Milchgeld vs. Schlachterlös
Neben den Abgangs-Entscheidungen nach IOFC ist es wichtig, auch die Faktoren Stallplatz und Tiergesundheit miteinzubeziehen:
Stallplatz und Milchgeld haben oberste Priorität, deshalb immer die maximale Milchmenge pro Stallplatz anstreben (Färse vs. Altkuh).
Überbelegung vermeiden und gleichzeitig den Kuhbestand dauerhaft auf demselben Niveau halten.
Bei Problemtieren die ZU-Entscheidung frühzeitig treffen, ggf. schon vor der nächsten Kalbung.
ZU- und Abgangsentscheidungen im HM-Programm dokumentieren und regelmäßig analysieren (Bsp. Auslöser für Unfruchtbarkeit oder Abgänge in der ersten Laktation).
Akut ansteckende Tiere zeitnah verkaufen (chronische Eutererkrankungen, ParaTB o. Ä.).
Klauen- und Gliedmaßenerkrankungen erholen sich oft nicht, weshalb diese Kühe wenig Zunahmen versprechen.

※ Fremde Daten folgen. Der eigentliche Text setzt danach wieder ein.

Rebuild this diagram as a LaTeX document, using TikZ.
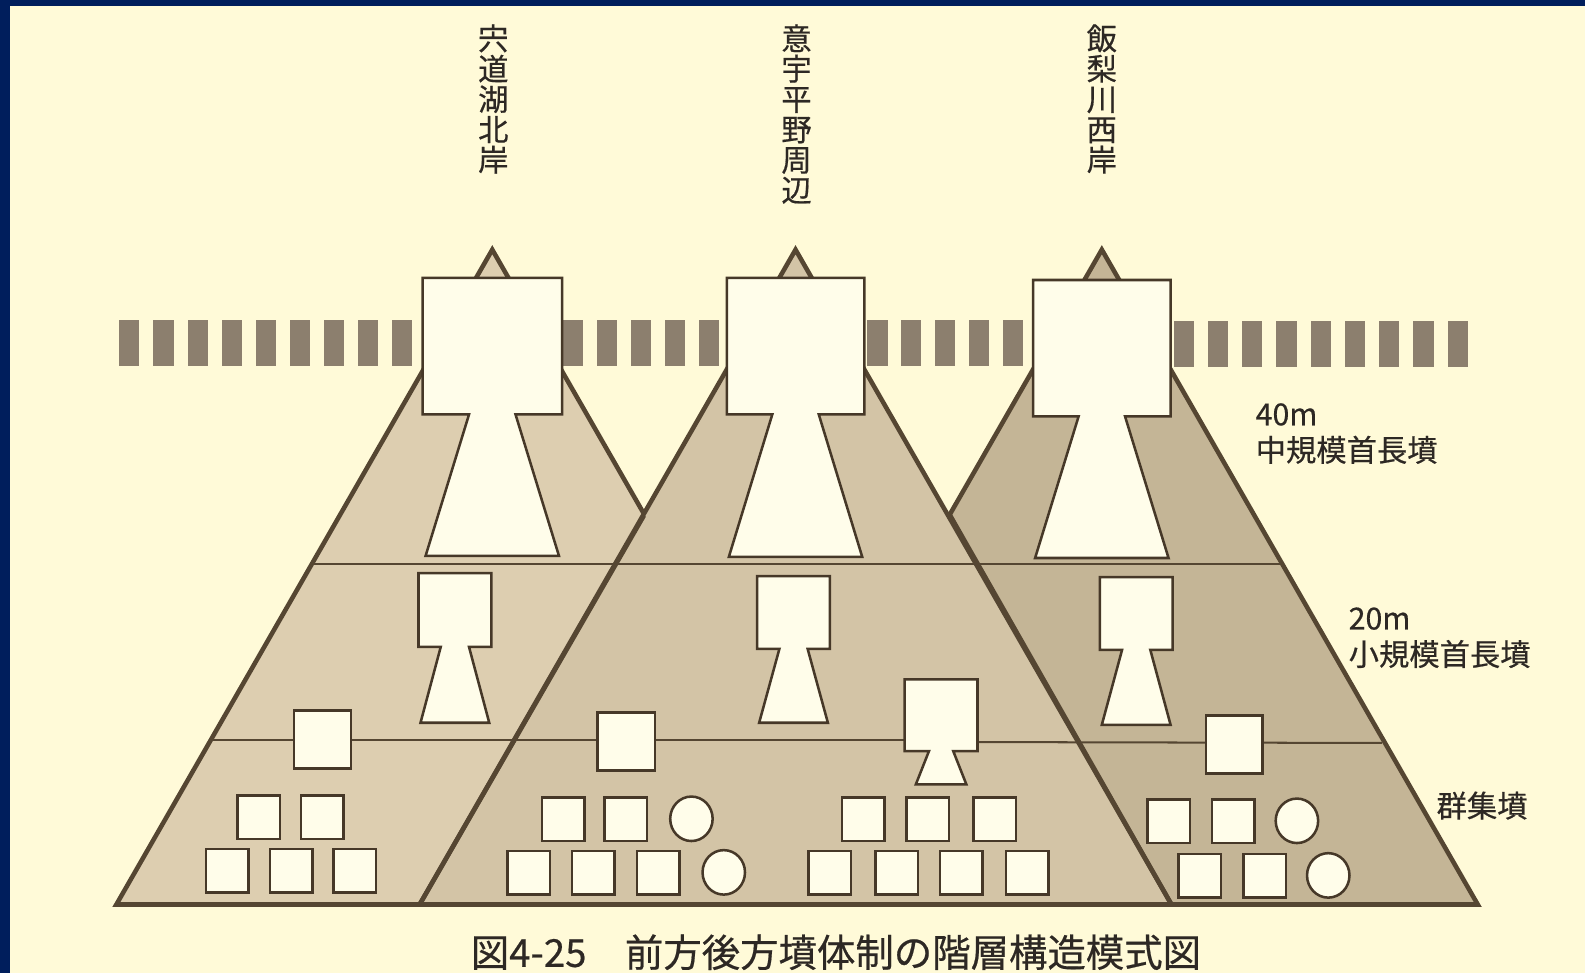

Bei Fleckvieh gibt es oft eine „Luxusremontierung“, da viel Jungvieh aufgezogen wird und Kühe gute Erlöse bringen.
(Bildquelle: Greil)
Umdenken bei der Doppelnutzung?
In Fleckviehbetrieben fällt die Abgangsentscheidung oft etwas leichter, da die stärker bemuskelten Tiere in der Regel gute Schlachterlöse versprechen. Hinzu kommt, dass häufig eine „Luxus-Remontierung“ herrscht. „Es wird zu viel Jungvieh aufgezogen, das enorme Kosten verursacht und schließlich dazu verleitet, sich von den Schlachterlösen blenden zu lassen und Kühe zu früh auszusortieren“, sagt Stefan Pickel (VFR GmbH Produktions- und Managementberatung, Neustadt Aisch). Berechnet man den optimalen Abgangszeitpunkt mittels IOFC, gibt es kaum Unterschied zu Holsteins. Wenn zukünftig beim Fleckvieh mehr (männlich) gesextes Sperma eingesetzt und gezielter remontiert wird, könnte der Abgangszeitpunkt auch bei Doppelnutzungen an Bedeutung gewinnen.